We now know how that ended.
The debt connection that won’t go away
One reason this debate feels different from past CFPB fights is the data backdrop.
Household debt has reached record levels in nominal terms, and delinquency rates in certain sectors — especially auto loans and credit cards — are already trending upward.
Even if today’s risks are not yet systemic, the trajectory is clear: consumer leverage is rising again.
That reality complicates any effort to frame consumer protection purely as a cost issue.
A familiar deregulatory cycle
To consumer advocates, the report follows a well-worn playbook:
Quantify regulatory costs
Downplay hard-to-measure benefits
Use headline numbers to justify structural changes
Similar narratives have played out at other regulatory agencies, from environmental protection to telecommunications.

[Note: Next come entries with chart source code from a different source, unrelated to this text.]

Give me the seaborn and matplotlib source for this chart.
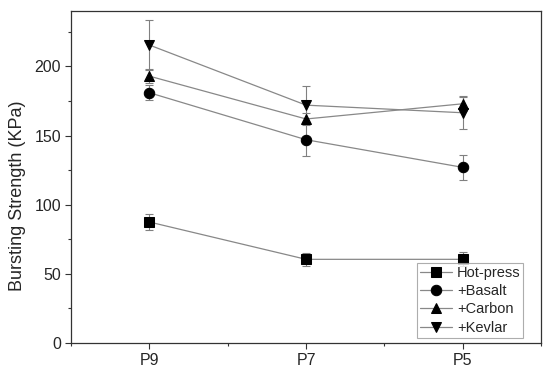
import matplotlib
matplotlib.use("Agg")
import matplotlib.pyplot as plt
import seaborn as sns
import pandas as pd
import numpy as np

categories = ["P9", "P7", "P5"]
series_names = ["Hot-press", "+Basalt", "+Carbon", "+Kevlar"]
hot_press = [87.5, 60.5, 60.5]
hot_press_err = [6, 4.5, 5]
basalt = [181, 147, 127]
basalt_err = [5.5, 12, 9]
carbon = [193, 162, 173]
carbon_err = [5, 4.5, 5]
kevlar = [215.5, 172, 166.5]
kevlar_err = [18, 13.5, 12]

values = [hot_press, basalt, carbon, kevlar]
errors = [hot_press_err, basalt_err, carbon_err, kevlar_err]
markers = ["s", "o", "^", "v"]

rows = []
for name, vals in zip(series_names, values):
    for i, (c, v) in enumerate(zip(categories, vals)):
        rows.append({"pos": i, "cat": c, "series": name, "value": v})
df = pd.DataFrame(rows)

sns.set_style("ticks")
plt.rcParams['font.family'] = ['Liberation Sans', 'DejaVu Sans']

fig, ax = plt.subplots(figsize=(5.5, 3.71), dpi=100)
fig.subplots_adjust(left=0.129, right=0.984, top=0.970, bottom=0.0755)

for name, vals, errs in zip(series_names, values, errors):
    ax.errorbar(np.arange(len(categories)), vals, yerr=errs, fmt="none",
                ecolor="#808080", elinewidth=0.8, capsize=3, capthick=0.8, zorder=1)

sns.lineplot(data=df, x="pos", y="value", hue="series", style="series",
             markers=dict(zip(series_names, markers)), dashes=False,
             palette=["#888888"] * 4, ax=ax, linewidth=0.9,
             markersize=7.5, markerfacecolor="black", markeredgecolor="black",
             zorder=2)

ax.set_xlim(-0.5, 2.5)
ax.set_ylim(0, 240)
ax.set_xticks(range(len(categories)))
ax.set_xticklabels(categories)
ax.set_xticks([-0.5, 0.5, 1.5, 2.5], minor=True)
ax.set_yticks([0, 50, 100, 150, 200])
ax.set_yticks(np.arange(25, 240, 50), minor=True)
ax.set_xlabel("")
ax.set_ylabel("Bursting Strength (KPa)", fontsize=13)
ax.yaxis.set_label_coords(-0.095, 0.443)
ax.tick_params(axis="both", labelsize=11.5, direction="out", length=4, width=0.8,
               color="#333333", pad=3)
ax.tick_params(which="minor", length=2.5, width=0.8, color="#333333")
for s in ax.spines.values():
    s.set_color("#333333")
    s.set_linewidth(0.9)

handles, labels = ax.get_legend_handles_labels()
leg = ax.legend(handles, labels, loc="lower right", bbox_to_anchor=(0.962, 0.016),
                frameon=True, fancybox=False,
                fontsize=10.5, handlelength=2.2, handletextpad=0.35,
                labelspacing=0.3, borderpad=0.2, borderaxespad=0.0)
leg.get_frame().set_edgecolor("#999999")
leg.get_frame().set_linewidth(0.8)

fig.savefig("out.png", dpi=100)
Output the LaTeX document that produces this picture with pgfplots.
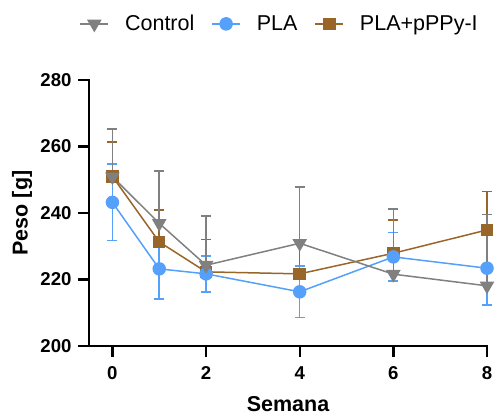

But the CFPB is uniquely tied to household financial resilience — which is why the stakes feel higher.
What consumers should watch
For households already juggling higher interest rates and rising balances, the CFPB debate is not abstract.
A weaker bureau could mean:
Fewer enforcement actions against deceptive lenders
Slower responses to emerging scams
More variability in fees and loan terms
Reduced pressure on servicers during downturns
On the flip side, deregulation advocates argue that reducing compliance costs could increase credit availability, particularly for marginal borrowers.
Which effect dominates remains an open question.
The bottom line
The new White House report ensures that the future of the CFPB will remain one of the most contested economic policy battles of the next few years.
But the broader story may not be about the bureau alone.
It may be about timing.
As household debt climbs and delinquencies tick upward, the U.S. is once again confronting a familiar dilemma: whether consumer protection is a drag on credit — or a safeguard against the next financial shock.
And history suggests that answer often becomes clear only in hindsight.